Juan se caracterizó por su gran amor a Cristo. Y es
lo que yo necesito, amar a Dios, sentirlo cercano, necesario.
Autor: P. Juan J. Ferrán | Fuente: Catholic.net
Juan era hijo de
Zebedeo, pescador de Betsaida y de Salomé, una de las mujeres que estuvieron al
servicio de Jesús. Era hermano de Santiago, a quienes se les designaba con el
título de "hijos del trueno". Fue discípulo de Juan el Bautista de donde
pasó a ser seguidor de Cristo, convirtiéndose en uno de sus apóstoles preferidos,
el “discípulo amado". Parece ser que Juan vivió después de todo esto en
Antioquía y en Efeso. Además de escribir el Evangelio, Juan escribió el
Apocalipsis y tres cartas. Finalmente recordamos que fue el acompañante de
María.
Entre todos los
aspectos que podríamos señalar en S. Juan, vamos a quedarnos en esta meditación
con esa realidad que le caracteriza tanto: su amor a Cristo.
En la vida de todo
hombre están en disputa siempre una serie de valores que compiten entre sí por
su primacía. Muchas veces en la esfera de la mente y de la razón se hace
evidente para un cristiano que Dios es lo primero. Pero posteriormente en la
esfera de lo existencial, de lo vital, del día a día, Dios se oscurece en la
conciencia para dar paso a otras realidades que copan plenamente la energía, la
atención, el pensamiento, la preocupación, hasta el punto de que se convierten
así en las verdaderas razones de nuestro existir.
Es ésta una lucha
constante y normal en nuestro interior. La realidad de Dios se ve
frecuentemente vapuleada por otras realidades que la desplazan. Se termina
teniendo tiempo para casi todo, pero no para Dios. Hay frases muy usadas y muy
conocidas como "no tengo tiempo para el espíritu", "me es
imposible ir a misa", "no encuentro tiempo para confesarme",
"ya quisiera tener un minuto para poder leer el Evangelio o algún libro
formativo". En el fondo de todo ello está la derrota del espíritu frente a
la fuerza y empuje de lo material, de lo inmanente, de lo pasajero. A veces
queremos reaccionar frente a esta situación, pero enseguida el tráfago de la
vida y las ocupaciones nos apartan de nuestros propósitos.
Como consecuencia de
todo ello, sentimos que el espíritu empieza a perder entusiasmo por Dios y nos
encontramos cada vez más con un vacío que nos angustia y llena de culpabilidad.

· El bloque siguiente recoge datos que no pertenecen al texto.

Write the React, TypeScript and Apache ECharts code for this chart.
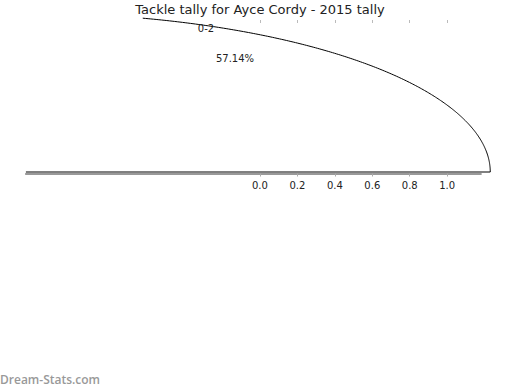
import React, { useEffect, useRef } from "react";
import * as echarts from "echarts";

// ---- data ----
const TITLE = "Tackle tally for Ayce Cordy - 2015 tally";
const CATEGORIES = ["0-2"];
const VALUES = [57.14]; // percent of total
const X_TICKS = [0, 0.2, 0.4, 0.6, 0.8, 1.0];
const WATERMARK = "Dream-Stats.com";

// axis ranges (data units)
const X_MIN = -1.25;
const X_MAX = 1.18;
const Y_MIN = -1.25;
const Y_MAX = 1.25;

// drawn wedge geometry in data units (as rendered by the source)
const WEDGE_CENTER = [-1.25, -1.25];
const WEDGE_RADIUS = [2.48, 2.58];
// label geometry (pie centred at origin, radius 1)
const LABEL_CENTER = [0, 0];

export default function App() {
  const ref = useRef<HTMLDivElement>(null);
  useEffect(() => {
    if (!ref.current) return;
    const chart = echarts.init(ref.current, null, { renderer: "svg" });
    const total = 100;
    const starts: number[] = [];
    let acc = 0;
    VALUES.forEach((v) => {
      starts.push(acc);
      acc += v;
    });

    const option: any = {
      animation: false,
      title: {
        text: TITLE,
        left: "center",
        top: 3,
        padding: 0,
        textStyle: {
          fontFamily: "DejaVu Sans",
          fontSize: 13,
          fontWeight: "normal",
          color: "#222",
        },
      },
      grid: { left: 25.9, top: 18, width: 455, height: 154, containLabel: false },
      xAxis: [
        {
          type: "value",
          position: "bottom",
          offset: 1.5,
          min: X_MIN,
          max: X_MAX,
          splitLine: { show: false },
          axisLine: { show: true, onZero: false, lineStyle: { color: "#999", width: 2 } },
          axisTick: {
            show: true,
            length: 3,
            customValues: X_TICKS,
            lineStyle: { color: "#aaa" },
          },
          axisLabel: {
            customValues: X_TICKS,
            formatter: (v: number) => v.toFixed(1),
            fontFamily: "DejaVu Sans",
            fontSize: 10,
            color: "#222",
            margin: 7,
          },
        },
        {
          type: "value",
          position: "top",
          offset: -2,
          min: X_MIN,
          max: X_MAX,
          splitLine: { show: false },
          axisLine: { show: false, onZero: false },
          axisTick: {
            show: true,
            inside: true,
            length: 3,
            customValues: X_TICKS,
            lineStyle: { color: "#bbb" },
          },
          axisLabel: { show: false },
        },
      ],
      yAxis: {
        type: "value",
        min: Y_MIN,
        max: Y_MAX,
        show: false,
        splitLine: { show: false },
      },
      series: [
        {
          type: "custom",
          clip: false,
          xAxisIndex: 0,
          data: VALUES.map((v, i) => ({ value: [v], name: CATEGORIES[i] })),
          renderItem: (params: any, api: any) => {
            const i = params.dataIndex;
            const v = api.value(0);
            const t0 = (starts[i] / total) * Math.PI * 2;
            const t1 = ((starts[i] + v) / total) * Math.PI * 2;
            const unit = api.size([1, 1]);
            const c = api.coord(WEDGE_CENTER);
            const topY = api.coord([0, Y_MAX])[1];
            const botY = api.coord([0, Y_MIN])[1];
            const a = WEDGE_RADIUS[0] * unit[0];
            const b = WEDGE_RADIUS[1] * unit[1];
            // outline: center -> arc, clipped vertically to the plot area
            const segments: number[][][] = [];
            let cur: number[][] = [[c[0], c[1]]];
            const n = 600;
            for (let k = 0; k <= n; k++) {
              const t = t0 + ((t1 - t0) * k) / n;
              const p = [c[0] + a * Math.cos(t), c[1] - b * Math.sin(t)];
              if (p[1] >= topY - 0.01 && p[1] <= botY + 0.01 && p[0] >= 0) {
                cur.push(p);
              } else if (cur.length) {
                if (cur.length > 1) segments.push(cur);
                cur = [];
              }
            }
            if (cur.length > 1) segments.push(cur);
            const lc = api.coord(LABEL_CENTER);
            const mid = (t0 + t1) / 2;
            const lx = lc[0] + 1.1 * Math.cos(mid) * unit[0];
            const ly = lc[1] - 1.1 * Math.sin(mid) * unit[1];
            const px = lc[0] + 0.6 * Math.cos(mid) * unit[0];
            const py = lc[1] - 0.6 * Math.sin(mid) * unit[1];
            return {
              type: "group",
              children: [
                ...segments.map((seg) => ({
                  type: "polyline",
                  shape: { points: seg },
                  style: { fill: null, stroke: "#000", lineWidth: 1 },
                })),
                {
                  type: "text",
                  x: lx,
                  y: ly,
                  style: {
                    text: CATEGORIES[i],
                    fontFamily: "DejaVu Sans",
                    fontSize: 10,
                    fill: "#222",
                    align: Math.cos(mid) < 0 ? "right" : "left",
                    verticalAlign: "middle",
                  },
                },
                {
                  type: "text",
                  x: px,
                  y: py,
                  style: {
                    text: v.toFixed(2) + "%",
                    fontFamily: "DejaVu Sans",
                    fontSize: 10,
                    fill: "#222",
                    align: "center",
                    verticalAlign: "middle",
                  },
                },
              ],
            };
          },
        },
      ],
      graphic: [
        {
          type: "text",
          left: 0,
          top: 373,
          style: {
            text: WATERMARK,
            fontFamily: "Open Sans",
            fontSize: 12,
            fontWeight: 600,
            fill: "#999",
          },
        },
      ],
    };
    chart.setOption(option);
    return () => chart.dispose();
  }, []);
  return (
    <div
      ref={ref}
      style={{ position: "absolute", left: 0, top: 0, width: 520, height: 390 }}
    />
  );
}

Es como si mascáramos el fracaso de una vida que, a medida que avanza, se
siente más vacía. Y es que no podemos apagar la sed del espíritu, es que no
podemos negar al corazón lo que el corazón necesita de veras, porque tras el
olvido de Dios llega a continuación el poner en un lugar también secundario la
familia, la esposa, los hijos, la honradez, la verdad. El fracaso del espíritu
siempre arrastra tras sí a todo el hombre.
Todo ello hace
comprender por qué Dios quiere ser Dios en nuestra vida o por qué el hombre no
puede concebir una vida sin Dios. La medida de nuestra dicha, de nuestro gozo,
de nuestra paz no puede ser otro que Dios. "Nos hiciste, Señor, para
ti". Son palabras que han tenido, tienen y seguirán teniendo una fuerza y
una verdad incontestables. Por más que los hombres se empeñen en llenar el
vacío de Dios con otras realidades, nunca lo lograrán. Ahí está el porqué Dios
es el Señor de nuestras vidas. Sería un suicidio querer plantear una vida y un
futuro lejos de Él.
Pero no basta que
Dios sea Dios en nuestra vida. Desde su realidad de Dios, Dios debe ser vivido
como Padre, Amigo, Compañero, Confidente. Un Dios en quien se crea, pero que no
afecte cordialmente a mi vida, con quien yo no tenga una relación personal e
íntima, que yo no sienta a mi lado, nunca terminaría convirtiéndose en mi vida
en lo primero. Puedo creer en Dios, puedo respetar a Dios, puedo temer a Dios,
pero esto necesariamente no es amor. Y realmente lo que necesito es amar a
Dios, es decir, sentirlo como persona, sentirlo cercano, sentirlo necesario.